RECORDED DATA:
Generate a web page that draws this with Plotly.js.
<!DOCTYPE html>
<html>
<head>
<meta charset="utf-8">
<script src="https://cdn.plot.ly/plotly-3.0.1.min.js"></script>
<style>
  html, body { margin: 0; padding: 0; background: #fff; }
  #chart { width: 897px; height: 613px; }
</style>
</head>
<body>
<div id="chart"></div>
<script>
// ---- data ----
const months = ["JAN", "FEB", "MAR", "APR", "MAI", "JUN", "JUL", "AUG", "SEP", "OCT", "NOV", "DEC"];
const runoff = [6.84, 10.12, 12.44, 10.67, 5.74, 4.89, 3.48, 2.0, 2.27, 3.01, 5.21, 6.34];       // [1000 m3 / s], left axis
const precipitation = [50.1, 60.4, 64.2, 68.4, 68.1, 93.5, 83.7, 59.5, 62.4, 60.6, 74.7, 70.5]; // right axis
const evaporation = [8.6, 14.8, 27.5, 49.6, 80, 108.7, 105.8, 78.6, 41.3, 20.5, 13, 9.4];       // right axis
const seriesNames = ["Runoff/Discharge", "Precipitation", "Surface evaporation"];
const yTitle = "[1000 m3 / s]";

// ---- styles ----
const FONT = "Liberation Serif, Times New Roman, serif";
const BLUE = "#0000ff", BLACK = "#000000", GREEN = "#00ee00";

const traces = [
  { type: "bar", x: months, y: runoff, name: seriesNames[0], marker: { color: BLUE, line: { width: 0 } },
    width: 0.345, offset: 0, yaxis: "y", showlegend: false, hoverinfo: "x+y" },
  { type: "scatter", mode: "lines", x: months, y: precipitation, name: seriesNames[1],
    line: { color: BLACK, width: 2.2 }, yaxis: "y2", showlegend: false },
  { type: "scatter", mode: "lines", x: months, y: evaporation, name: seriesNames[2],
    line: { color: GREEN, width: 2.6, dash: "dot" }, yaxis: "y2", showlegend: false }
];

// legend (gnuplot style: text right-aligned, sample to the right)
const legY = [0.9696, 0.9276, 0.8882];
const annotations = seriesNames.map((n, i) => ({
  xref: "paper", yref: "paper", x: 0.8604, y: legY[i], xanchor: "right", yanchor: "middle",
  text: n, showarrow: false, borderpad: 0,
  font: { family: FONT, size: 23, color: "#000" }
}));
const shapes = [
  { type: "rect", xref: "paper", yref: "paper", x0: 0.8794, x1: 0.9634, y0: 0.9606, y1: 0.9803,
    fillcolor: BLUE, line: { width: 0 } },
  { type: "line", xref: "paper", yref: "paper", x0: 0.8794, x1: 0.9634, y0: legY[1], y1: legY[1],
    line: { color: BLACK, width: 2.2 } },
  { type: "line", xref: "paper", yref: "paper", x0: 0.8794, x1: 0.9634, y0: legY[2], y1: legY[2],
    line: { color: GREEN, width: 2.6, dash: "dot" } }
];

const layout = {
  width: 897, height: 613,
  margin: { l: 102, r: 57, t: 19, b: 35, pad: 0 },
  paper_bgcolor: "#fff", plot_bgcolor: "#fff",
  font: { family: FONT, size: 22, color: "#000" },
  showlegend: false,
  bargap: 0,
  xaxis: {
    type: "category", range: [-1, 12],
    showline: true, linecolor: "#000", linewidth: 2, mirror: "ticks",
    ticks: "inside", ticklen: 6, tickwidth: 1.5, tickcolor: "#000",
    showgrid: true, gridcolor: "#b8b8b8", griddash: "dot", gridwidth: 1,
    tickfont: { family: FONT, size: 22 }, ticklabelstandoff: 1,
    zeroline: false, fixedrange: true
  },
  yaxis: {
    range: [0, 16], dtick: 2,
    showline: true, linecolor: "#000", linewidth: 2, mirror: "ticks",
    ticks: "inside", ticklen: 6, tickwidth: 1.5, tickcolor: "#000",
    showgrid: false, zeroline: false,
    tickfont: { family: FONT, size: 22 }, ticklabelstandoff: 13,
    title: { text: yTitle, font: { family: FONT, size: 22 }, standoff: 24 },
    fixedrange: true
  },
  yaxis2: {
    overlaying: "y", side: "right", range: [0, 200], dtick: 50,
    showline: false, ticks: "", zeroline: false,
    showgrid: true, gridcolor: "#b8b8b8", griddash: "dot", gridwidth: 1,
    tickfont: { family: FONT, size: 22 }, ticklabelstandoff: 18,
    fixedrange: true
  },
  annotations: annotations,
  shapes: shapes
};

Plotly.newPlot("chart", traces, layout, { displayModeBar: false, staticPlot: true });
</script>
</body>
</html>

WORK INSTRUCTIONS:
All of the data above should be transcribed exactly.

RESULT FOR THIS EXERCISE:
Generate a web page that draws this with Plotly.js.
<!DOCTYPE html>
<html>
<head>
<meta charset="utf-8">
<script src="https://cdn.plot.ly/plotly-3.0.1.min.js"></script>
<style>
  html, body { margin: 0; padding: 0; background: #fff; }
  #chart { width: 897px; height: 613px; }
</style>
</head>
<body>
<div id="chart"></div>
<script>
// ---- data ----
const months = ["JAN", "FEB", "MAR", "APR", "MAI", "JUN", "JUL", "AUG", "SEP", "OCT", "NOV", "DEC"];
const runoff = [6.84, 10.12, 12.44, 10.67, 5.74, 4.89, 3.48, 2.0, 2.27, 3.01, 5.21, 6.34];       // [1000 m3 / s], left axis
const precipitation = [50.1, 60.4, 64.2, 68.4, 68.1, 93.5, 83.7, 59.5, 62.4, 60.6, 74.7, 70.5]; // right axis
const evaporation = [8.6, 14.8, 27.5, 49.6, 80, 108.7, 105.8, 78.6, 41.3, 20.5, 13, 9.4];       // right axis
const seriesNames = ["Runoff/Discharge", "Precipitation", "Surface evaporation"];
const yTitle = "[1000 m3 / s]";

// ---- styles ----
const FONT = "Liberation Serif, Times New Roman, serif";
const BLUE = "#0000ff", BLACK = "#000000", GREEN = "#00ee00";

const traces = [
  { type: "bar", x: months, y: runoff, name: seriesNames[0], marker: { color: BLUE, line: { width: 0 } },
    width: 0.345, offset: 0, yaxis: "y", showlegend: false, hoverinfo: "x+y" },
  { type: "scatter", mode: "lines", x: months, y: precipitation, name: seriesNames[1],
    line: { color: BLACK, width: 2.2 }, yaxis: "y2", showlegend: false },
  { type: "scatter", mode: "lines", x: months, y: evaporation, name: seriesNames[2],
    line: { color: GREEN, width: 2.6, dash: "dot" }, yaxis: "y2", showlegend: false }
];

// legend (gnuplot style: text right-aligned, sample to the right)
const legY = [0.9696, 0.9276, 0.8882];
const annotations = seriesNames.map((n, i) => ({
  xref: "paper", yref: "paper", x: 0.8604, y: legY[i], xanchor: "right", yanchor: "middle",
  text: n, showarrow: false, borderpad: 0,
  font: { family: FONT, size: 23, color: "#000" }
}));
const shapes = [
  { type: "rect", xref: "paper", yref: "paper", x0: 0.8794, x1: 0.9634, y0: 0.9606, y1: 0.9803,
    fillcolor: BLUE, line: { width: 0 } },
  { type: "line", xref: "paper", yref: "paper", x0: 0.8794, x1: 0.9634, y0: legY[1], y1: legY[1],
    line: { color: BLACK, width: 2.2 } },
  { type: "line", xref: "paper", yref: "paper", x0: 0.8794, x1: 0.9634, y0: legY[2], y1: legY[2],
    line: { color: GREEN, width: 2.6, dash: "dot" } }
];

const layout = {
  width: 897, height: 613,
  margin: { l: 102, r: 57, t: 19, b: 35, pad: 0 },
  paper_bgcolor: "#fff", plot_bgcolor: "#fff",
  font: { family: FONT, size: 22, color: "#000" },
  showlegend: false,
  bargap: 0,
  xaxis: {
    type: "category", range: [-1, 12],
    showline: true, linecolor: "#000", linewidth: 2, mirror: "ticks",
    ticks: "inside", ticklen: 6, tickwidth: 1.5, tickcolor: "#000",
    showgrid: true, gridcolor: "#b8b8b8", griddash: "dot", gridwidth: 1,
    tickfont: { family: FONT, size: 22 }, ticklabelstandoff: 1,
    zeroline: false, fixedrange: true
  },
  yaxis: {
    range: [0, 16], dtick: 2,
    showline: true, linecolor: "#000", linewidth: 2, mirror: "ticks",
    ticks: "inside", ticklen: 6, tickwidth: 1.5, tickcolor: "#000",
    showgrid: false, zeroline: false,
    tickfont: { family: FONT, size: 22 }, ticklabelstandoff: 13,
    title: { text: yTitle, font: { family: FONT, size: 22 }, standoff: 24 },
    fixedrange: true
  },
  yaxis2: {
    overlaying: "y", side: "right", range: [0, 200], dtick: 50,
    showline: false, ticks: "", zeroline: false,
    showgrid: true, gridcolor: "#b8b8b8", griddash: "dot", gridwidth: 1,
    tickfont: { family: FONT, size: 22 }, ticklabelstandoff: 18,
    fixedrange: true
  },
  annotations: annotations,
  shapes: shapes
};

Plotly.newPlot("chart", traces, layout, { displayModeBar: false, staticPlot: true });
</script>
</body>
</html>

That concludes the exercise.